שתיקה | Silence: Act 1
2017
Collaborators: Anke Schüttler and Jennifer Starkey
Silence is part of our human nature, which can no longer be heard by most people. Close your eyes and listen for only a few seconds to the world you live in, and you will hear this lack of true quiet, of silence. Refrigerators, air conditioning systems, and airplanes are a few of the things that have become part of the ambient sound and prevent us from listening to the natural sounds of our environment. It is our birthright to listen, quietly and undisturbed, to the natural environment and take whatever meanings we may from it. By listening to natural silence, we feel connected to the land, to our evolutionary past, and to ourselves.
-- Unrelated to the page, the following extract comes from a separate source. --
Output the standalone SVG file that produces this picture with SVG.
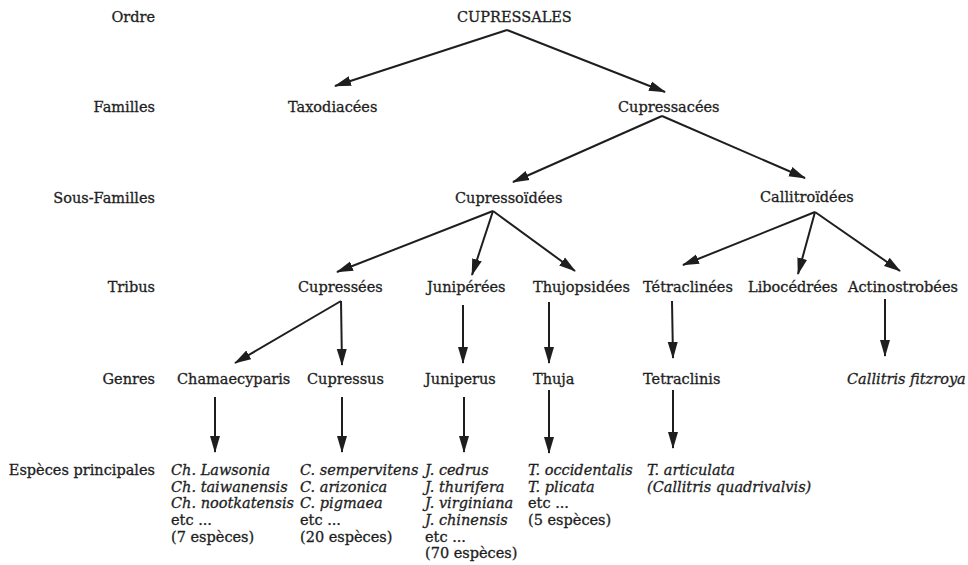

One Square Inch of Silence, Gordon Hempton
Canoe on the Slough, in collaboration with Anke Schüttler and Jennifer Starkey, is an experiment in silence that punctuated an active day of cultural art production at Assembly 2017 in Portland, OR. In an effort to turn our attention toward the lost ecology of silence and the physical landscape around us, 18 participants took a one hour paddle down the Columbia River Slough. In silence. No other directives or prompts. Simply to listen, to breathe and to note.
This project has prompted an upcoming work of art for Assembly 2018 in which the audience will walk with a stranger in silence from one designated location in Portland, OR to another. The performative prompt is to walk In Step. The practice is a meditation of silence, of noticing, of breathing, touch and motion.